Regional investment. The North East has seen sustained regeneration investment and is a designated UK investment zone with government-backed development programmes. Property prices remain significantly below national averages, so entry costs stay accessible while Local Authority housing demand remains high.
Housing demand. Durham County Council and surrounding Local Authorities face sustained demand for affordable and supported housing.

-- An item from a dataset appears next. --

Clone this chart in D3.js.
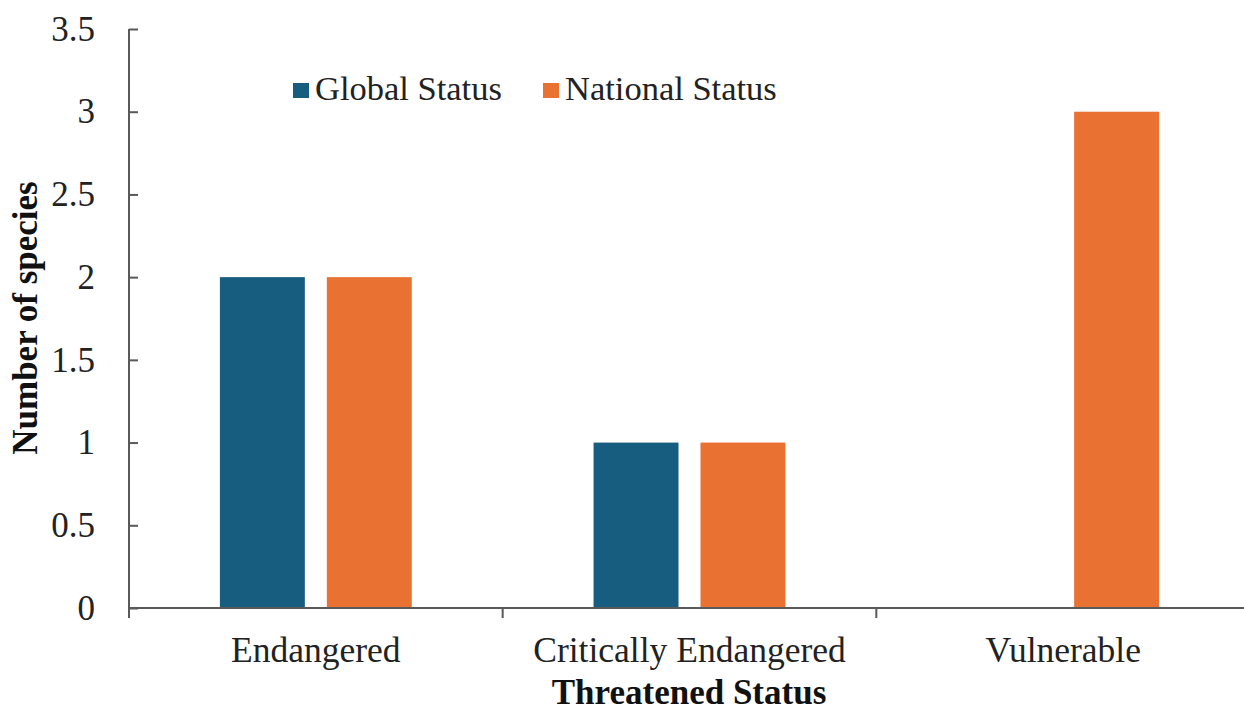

The gap between housing need and council-owned supply creates consistent demand for private partners operating within the transitional housing model — structural demand, not cyclical.
The towns the portfolio sits in
Properties are typically located in Durham city and the established towns around it — ordinary residential streets with strong Local Authority housing demand, all within a short drive of Durham and Newcastle, which keeps management efficient.
| Town | Character |
|---|---|
| Stanley | Established former-mining town; the largest cluster of portfolio homes, 2 & 3-bed terraces and semis. |
| Chester-le-Street | Market town between Durham and Newcastle, strong commuter connectivity. |
| Bishop Auckland | Historic market town undergoing significant cultural regeneration investment. |
| Newton Aycliffe | Planned town with a substantial manufacturing and rail-industry employment base. |
| Sunnybrow & surrounding villages | Settled residential villages with consistent affordable-housing demand. |
| Durham city | Cathedral city, university economy, East Coast Main Line hub. |
Town-level locations only — the full address of any specific property is released in its live property pack. See the interactive map on the homepage for the geography.
Why ordinary houses, not blocks
The model deliberately focuses on normal residential houses rather than complex blocks or specialist buildings. Ordinary houses are easier to understand, easier to manage, easier to maintain — and easier to return to the open market if ever required. A 2 or 3-bed house on an English street has a natural resale audience: any owner-occupier or standard landlord. A converted specialist block does not.
Common questions
Why invest in County Durham rather than London?
Because the model is income-led. Entry prices in County Durham are a fraction of southern-England pricing while housing-cost income is set by national frameworks, so the net yield as a percentage of purchase price is materially stronger. A 2-bed worked example is £127,400 targeting 12% net, compared with £500,000+ entry pricing in London at lower relative yields.
Is County Durham a good place to own property?
For an income-led supported housing strategy, it offers accessible entry pricing, suitable 2 and 3-bedroom housing stock, sustained Local Authority demand for compliant accommodation, and strong connectivity on the East Coast Main Line. It is a designated UK investment zone with government-backed regeneration programmes. Capital values can still fall as well as rise.
How well connected is Durham?
Durham sits directly on the East Coast Main Line - around 20 minutes to Newcastle and under three hours direct to London King's Cross, positioned between Newcastle and Leeds within reach of major regional employment hubs.
Which towns are the properties in?
Typically Stanley, Chester-le-Street, Bishop Auckland, Newton Aycliffe, Sunnybrow and surrounding County Durham villages, plus Durham city. All sit within a short drive of Durham and Newcastle, keeping the operator's management efficient. Full addresses are released in each live property pack.
Why houses rather than apartment blocks or HMOs?
Ordinary 2 and 3-bedroom houses are easier to manage, maintain and return to mainstream residential use than HMOs or blocks, and they have a natural resale audience of owner-occupiers and standard landlords. That optionality protects the investor's long-term position.